Rows from a dataset of charts and code:
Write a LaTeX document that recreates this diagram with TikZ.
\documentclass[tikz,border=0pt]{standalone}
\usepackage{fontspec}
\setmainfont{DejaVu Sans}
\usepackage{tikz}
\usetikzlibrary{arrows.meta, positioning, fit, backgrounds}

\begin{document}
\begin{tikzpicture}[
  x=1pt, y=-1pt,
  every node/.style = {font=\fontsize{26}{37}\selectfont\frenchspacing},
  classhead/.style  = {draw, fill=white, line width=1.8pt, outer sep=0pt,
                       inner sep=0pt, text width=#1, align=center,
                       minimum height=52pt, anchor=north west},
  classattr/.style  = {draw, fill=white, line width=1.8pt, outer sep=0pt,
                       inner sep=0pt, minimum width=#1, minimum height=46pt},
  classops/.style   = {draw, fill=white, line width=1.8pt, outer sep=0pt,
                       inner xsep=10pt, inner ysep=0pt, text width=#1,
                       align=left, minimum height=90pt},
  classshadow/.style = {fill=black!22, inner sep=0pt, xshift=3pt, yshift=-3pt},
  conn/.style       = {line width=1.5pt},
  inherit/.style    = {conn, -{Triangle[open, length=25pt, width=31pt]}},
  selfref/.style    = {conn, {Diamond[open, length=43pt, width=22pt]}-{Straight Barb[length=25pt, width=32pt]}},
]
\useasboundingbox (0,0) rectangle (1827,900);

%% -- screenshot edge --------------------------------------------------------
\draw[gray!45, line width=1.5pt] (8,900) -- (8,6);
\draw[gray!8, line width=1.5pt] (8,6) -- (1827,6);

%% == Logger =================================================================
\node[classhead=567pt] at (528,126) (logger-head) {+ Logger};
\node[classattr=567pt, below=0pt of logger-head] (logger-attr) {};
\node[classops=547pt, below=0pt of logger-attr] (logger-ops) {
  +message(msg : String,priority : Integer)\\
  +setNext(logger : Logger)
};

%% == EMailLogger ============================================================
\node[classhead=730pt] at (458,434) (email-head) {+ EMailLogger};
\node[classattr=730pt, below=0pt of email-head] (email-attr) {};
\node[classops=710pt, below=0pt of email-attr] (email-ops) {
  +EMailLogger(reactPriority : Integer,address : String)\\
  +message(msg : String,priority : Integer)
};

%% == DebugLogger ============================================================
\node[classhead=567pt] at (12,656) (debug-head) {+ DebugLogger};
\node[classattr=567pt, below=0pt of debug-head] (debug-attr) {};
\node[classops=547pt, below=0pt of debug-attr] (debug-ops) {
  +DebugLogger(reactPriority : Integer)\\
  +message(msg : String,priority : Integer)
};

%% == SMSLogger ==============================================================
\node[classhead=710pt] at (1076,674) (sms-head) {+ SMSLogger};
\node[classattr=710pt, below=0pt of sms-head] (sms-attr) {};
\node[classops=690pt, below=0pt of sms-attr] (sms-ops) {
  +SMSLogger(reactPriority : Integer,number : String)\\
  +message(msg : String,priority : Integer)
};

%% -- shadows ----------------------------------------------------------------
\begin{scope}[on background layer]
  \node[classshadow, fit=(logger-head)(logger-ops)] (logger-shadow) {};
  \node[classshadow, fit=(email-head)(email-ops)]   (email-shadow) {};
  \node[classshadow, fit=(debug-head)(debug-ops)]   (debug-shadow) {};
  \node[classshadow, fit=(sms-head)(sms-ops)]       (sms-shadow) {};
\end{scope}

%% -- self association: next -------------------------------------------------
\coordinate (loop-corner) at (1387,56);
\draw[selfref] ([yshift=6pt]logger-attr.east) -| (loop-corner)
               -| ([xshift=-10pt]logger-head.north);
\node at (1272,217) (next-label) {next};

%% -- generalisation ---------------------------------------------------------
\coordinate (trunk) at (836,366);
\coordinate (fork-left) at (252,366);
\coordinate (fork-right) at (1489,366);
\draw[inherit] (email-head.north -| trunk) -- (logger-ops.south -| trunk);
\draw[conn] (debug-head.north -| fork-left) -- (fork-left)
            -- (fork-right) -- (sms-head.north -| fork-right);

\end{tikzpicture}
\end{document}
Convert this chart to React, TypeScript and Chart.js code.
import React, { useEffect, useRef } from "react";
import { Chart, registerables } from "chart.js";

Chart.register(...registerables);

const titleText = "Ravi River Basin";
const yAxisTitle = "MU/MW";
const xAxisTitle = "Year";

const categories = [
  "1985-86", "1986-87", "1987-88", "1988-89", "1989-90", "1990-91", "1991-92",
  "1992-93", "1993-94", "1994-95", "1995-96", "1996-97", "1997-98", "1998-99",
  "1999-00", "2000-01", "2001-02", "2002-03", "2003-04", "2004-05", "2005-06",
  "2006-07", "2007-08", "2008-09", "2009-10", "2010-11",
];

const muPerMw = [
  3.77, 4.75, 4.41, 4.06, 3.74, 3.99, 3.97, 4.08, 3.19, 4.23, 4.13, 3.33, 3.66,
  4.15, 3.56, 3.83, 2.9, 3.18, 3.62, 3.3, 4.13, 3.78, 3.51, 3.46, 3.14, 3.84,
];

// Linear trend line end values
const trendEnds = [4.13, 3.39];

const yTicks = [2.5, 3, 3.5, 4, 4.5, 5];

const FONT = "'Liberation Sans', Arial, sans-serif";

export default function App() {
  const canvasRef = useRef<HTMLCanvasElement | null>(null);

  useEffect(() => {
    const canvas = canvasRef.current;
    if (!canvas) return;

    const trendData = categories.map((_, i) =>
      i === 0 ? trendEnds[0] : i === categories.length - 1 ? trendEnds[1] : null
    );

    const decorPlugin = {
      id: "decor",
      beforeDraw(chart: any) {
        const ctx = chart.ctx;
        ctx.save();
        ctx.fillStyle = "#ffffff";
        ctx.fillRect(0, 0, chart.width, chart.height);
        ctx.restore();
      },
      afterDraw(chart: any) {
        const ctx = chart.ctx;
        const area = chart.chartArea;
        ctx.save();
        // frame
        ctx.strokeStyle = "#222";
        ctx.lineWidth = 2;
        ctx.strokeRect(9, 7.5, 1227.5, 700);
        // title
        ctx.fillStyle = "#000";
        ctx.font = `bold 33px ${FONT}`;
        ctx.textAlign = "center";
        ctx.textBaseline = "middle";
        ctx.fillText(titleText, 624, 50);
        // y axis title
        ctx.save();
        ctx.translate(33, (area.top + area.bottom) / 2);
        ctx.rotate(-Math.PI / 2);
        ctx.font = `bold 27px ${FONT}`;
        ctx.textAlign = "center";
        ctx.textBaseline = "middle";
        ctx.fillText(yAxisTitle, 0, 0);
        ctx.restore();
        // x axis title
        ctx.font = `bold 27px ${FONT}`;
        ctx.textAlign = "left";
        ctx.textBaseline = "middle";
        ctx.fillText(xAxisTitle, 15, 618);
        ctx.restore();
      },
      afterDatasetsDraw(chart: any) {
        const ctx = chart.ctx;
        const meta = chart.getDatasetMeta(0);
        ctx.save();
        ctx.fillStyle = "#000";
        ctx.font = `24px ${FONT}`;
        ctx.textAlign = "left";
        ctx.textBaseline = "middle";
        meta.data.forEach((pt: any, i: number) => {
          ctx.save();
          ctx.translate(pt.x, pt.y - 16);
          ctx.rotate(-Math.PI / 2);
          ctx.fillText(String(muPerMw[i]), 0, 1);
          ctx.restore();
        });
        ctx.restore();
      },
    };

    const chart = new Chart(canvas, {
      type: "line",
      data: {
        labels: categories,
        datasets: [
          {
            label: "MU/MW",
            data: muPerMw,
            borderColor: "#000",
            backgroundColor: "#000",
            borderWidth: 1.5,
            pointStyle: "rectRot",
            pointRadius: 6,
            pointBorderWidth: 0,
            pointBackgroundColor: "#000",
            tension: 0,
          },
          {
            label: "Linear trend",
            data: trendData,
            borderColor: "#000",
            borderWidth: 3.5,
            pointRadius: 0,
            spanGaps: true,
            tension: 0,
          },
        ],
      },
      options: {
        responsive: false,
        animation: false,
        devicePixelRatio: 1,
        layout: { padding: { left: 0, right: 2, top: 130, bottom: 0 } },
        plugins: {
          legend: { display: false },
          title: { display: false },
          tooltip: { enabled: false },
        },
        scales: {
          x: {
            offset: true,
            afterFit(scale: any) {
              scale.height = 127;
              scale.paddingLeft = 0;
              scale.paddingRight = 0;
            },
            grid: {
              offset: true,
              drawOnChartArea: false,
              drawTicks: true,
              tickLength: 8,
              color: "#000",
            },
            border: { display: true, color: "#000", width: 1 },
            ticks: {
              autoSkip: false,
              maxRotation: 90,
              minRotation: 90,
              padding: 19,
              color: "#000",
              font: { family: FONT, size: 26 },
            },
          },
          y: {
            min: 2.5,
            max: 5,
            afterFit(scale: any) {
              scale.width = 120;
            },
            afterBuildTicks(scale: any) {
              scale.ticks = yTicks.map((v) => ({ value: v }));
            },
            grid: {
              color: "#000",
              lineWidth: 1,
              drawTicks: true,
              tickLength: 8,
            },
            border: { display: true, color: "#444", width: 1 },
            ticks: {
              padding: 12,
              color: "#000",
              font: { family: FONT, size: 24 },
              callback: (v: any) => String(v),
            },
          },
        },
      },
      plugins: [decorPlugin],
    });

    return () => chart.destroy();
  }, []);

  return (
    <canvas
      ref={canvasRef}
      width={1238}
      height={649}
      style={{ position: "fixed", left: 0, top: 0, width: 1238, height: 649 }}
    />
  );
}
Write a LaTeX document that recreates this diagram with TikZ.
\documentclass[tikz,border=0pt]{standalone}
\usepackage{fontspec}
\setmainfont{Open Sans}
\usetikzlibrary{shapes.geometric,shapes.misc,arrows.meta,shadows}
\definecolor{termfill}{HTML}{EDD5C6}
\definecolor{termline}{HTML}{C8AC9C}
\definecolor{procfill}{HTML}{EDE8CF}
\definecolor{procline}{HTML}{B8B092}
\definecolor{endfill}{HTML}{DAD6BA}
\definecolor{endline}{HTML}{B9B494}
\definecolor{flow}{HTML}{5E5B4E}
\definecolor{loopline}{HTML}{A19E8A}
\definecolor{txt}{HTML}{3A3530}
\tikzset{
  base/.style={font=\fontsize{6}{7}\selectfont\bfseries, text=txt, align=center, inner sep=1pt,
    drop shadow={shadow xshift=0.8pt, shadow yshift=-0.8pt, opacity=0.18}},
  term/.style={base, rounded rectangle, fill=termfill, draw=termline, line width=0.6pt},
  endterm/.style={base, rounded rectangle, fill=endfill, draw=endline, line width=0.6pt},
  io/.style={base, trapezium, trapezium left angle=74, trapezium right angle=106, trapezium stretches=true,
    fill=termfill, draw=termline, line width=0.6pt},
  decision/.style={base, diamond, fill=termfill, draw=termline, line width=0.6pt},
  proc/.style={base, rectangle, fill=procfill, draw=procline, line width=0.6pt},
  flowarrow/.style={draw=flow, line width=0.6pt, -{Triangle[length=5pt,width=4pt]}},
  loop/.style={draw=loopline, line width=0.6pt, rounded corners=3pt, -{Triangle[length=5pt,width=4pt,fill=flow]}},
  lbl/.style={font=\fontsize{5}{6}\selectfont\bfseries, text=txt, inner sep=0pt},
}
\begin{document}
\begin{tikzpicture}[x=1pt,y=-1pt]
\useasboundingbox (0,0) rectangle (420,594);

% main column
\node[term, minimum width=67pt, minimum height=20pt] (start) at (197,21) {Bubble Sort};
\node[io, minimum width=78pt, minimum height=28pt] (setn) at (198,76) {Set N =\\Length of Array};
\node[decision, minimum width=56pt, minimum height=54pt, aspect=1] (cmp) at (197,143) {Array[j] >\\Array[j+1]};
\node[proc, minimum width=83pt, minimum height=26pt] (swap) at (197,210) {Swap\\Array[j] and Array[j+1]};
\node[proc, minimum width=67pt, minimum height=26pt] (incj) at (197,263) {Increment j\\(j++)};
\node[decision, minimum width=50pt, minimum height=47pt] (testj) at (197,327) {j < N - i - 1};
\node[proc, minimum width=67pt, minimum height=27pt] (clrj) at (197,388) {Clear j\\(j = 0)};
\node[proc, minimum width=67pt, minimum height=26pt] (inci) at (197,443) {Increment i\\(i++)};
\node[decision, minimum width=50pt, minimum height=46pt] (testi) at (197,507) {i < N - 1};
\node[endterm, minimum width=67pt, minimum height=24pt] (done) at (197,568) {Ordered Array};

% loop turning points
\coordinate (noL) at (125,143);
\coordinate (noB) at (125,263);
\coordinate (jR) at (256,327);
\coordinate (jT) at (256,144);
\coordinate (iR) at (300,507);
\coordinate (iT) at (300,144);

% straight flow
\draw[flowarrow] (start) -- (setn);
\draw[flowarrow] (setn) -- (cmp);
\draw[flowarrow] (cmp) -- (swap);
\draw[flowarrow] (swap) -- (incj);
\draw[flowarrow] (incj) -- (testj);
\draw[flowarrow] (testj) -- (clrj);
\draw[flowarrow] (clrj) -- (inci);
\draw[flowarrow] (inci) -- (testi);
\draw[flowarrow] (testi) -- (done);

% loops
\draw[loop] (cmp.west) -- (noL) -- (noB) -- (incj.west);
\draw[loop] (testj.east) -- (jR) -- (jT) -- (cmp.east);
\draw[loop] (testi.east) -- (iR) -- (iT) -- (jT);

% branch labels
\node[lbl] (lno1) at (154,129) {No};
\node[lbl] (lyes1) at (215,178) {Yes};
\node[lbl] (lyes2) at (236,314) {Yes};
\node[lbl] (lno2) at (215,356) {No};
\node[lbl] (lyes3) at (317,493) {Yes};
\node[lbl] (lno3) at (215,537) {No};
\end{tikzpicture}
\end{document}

• EXERCISE BRIEF
Exactly as written, quote the lines from the one that has "Convert this chart" down to the one that has "const yTicks = [2.5, 3, 3.5, 4, 4.5, 5];", and include both.

• RESPONSE BELOW
Convert this chart to React, TypeScript and Chart.js code.
import React, { useEffect, useRef } from "react";
import { Chart, registerables } from "chart.js";

Chart.register(...registerables);

const titleText = "Ravi River Basin";
const yAxisTitle = "MU/MW";
const xAxisTitle = "Year";

const categories = [
  "1985-86", "1986-87", "1987-88", "1988-89", "1989-90", "1990-91", "1991-92",
  "1992-93", "1993-94", "1994-95", "1995-96", "1996-97", "1997-98", "1998-99",
  "1999-00", "2000-01", "2001-02", "2002-03", "2003-04", "2004-05", "2005-06",
  "2006-07", "2007-08", "2008-09", "2009-10", "2010-11",
];

const muPerMw = [
  3.77, 4.75, 4.41, 4.06, 3.74, 3.99, 3.97, 4.08, 3.19, 4.23, 4.13, 3.33, 3.66,
  4.15, 3.56, 3.83, 2.9, 3.18, 3.62, 3.3, 4.13, 3.78, 3.51, 3.46, 3.14, 3.84,
];

// Linear trend line end values
const trendEnds = [4.13, 3.39];

const yTicks = [2.5, 3, 3.5, 4, 4.5, 5];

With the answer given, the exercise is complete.